I was among the thousands at the Battle of Aiken last month. On my walk to the battlefield, I saw a surprising number of Confederate gewgaws for sale: mini-flags, patches, framed photographs of Robert E. Lee.

Before the Sunday cannons boomed and the reenactors fired their pistols, a man in a red cap addressed the crowd gathered on the grass. He pointed to South Carolina's wars for independence—the colony's stand against the British in the 1700s and the later Civil War, which he called the Battle for Southern Independence.

But he didn't mention the other important battles for independence in the Palmetto state.

One of the earliest was the Yamasee War. Angered by unfair colonial trade practices and the settlers' encroachment upon Indian land, the Yamasee people—supported by other Native American tribes—burned homes, slaughtered livestock and killed several hundred Colonists.

Another critical fight for freedom came during the Stono Rebellion near Charleston — the largest slave rebellion in the Southern colonies.

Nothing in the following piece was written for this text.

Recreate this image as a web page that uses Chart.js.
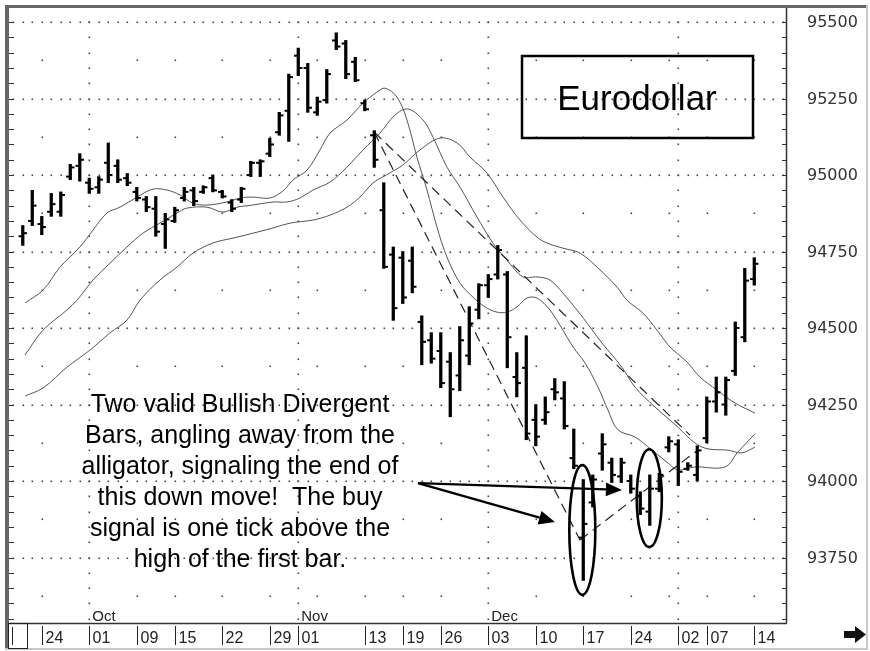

On Sept. 9, 1739, more than 80 slaves stole guns and ammunition, burned plantations, killed more than 20 whites and marched toward Spanish Florida, which granted freedom to slaves who converted to Catholicism. A state marker describes the uprising this way: "The rebels marched south toward promised freedom in Spanish Florida, waving flags, beating drums, and shouting 'Liberty!'"

The Battle for Aiken speaker ignored the Native American and Black uprisings that have shaped South Carolina's history.

He did, however, speak freely about succession, Quebec’s failed attempts to break with Canada, Northern carpetbaggers, "Gone with the Wind," and the failure of Reconstruction.

As historians have noted, the Reconstruction era was a bitter one, marked by military occupation, corruption and strife.

It was also a period when about 2,000 Black Americans held public office at the state, local and federal levels, including Prince Rivers, who escaped South Carolina slavery, joined the Union Army and served as a state representative from Aiken County in the 1870s.

Those ballot box victories sparked a backlash in the South, prompting a new group to fight for Southern Independence: the Ku Klux Klan. They whipped or beat hundreds of victims and murdered scores of blacks. Between 1882 and 1930, the number of lynching victims in the South totaled 2,805.

The afternoon speaker didn't mention the Klan. He did worry that fewer schools are offering history classes today.

Of course, there's a reason for that. Not only are many public schools underfunded, but they're under attack by conservative groups like Moms for Liberty, who want to ban schoolbooks that examine Black history, race and ethnicity, gender issues, and discrimination.

After the speaker left the stage, the reenactors fired their canons. White clouds covered the field and blanketed Sunday's spectators in the fog of war.

It wasn't the only smoke that snaked across the battlefield that day.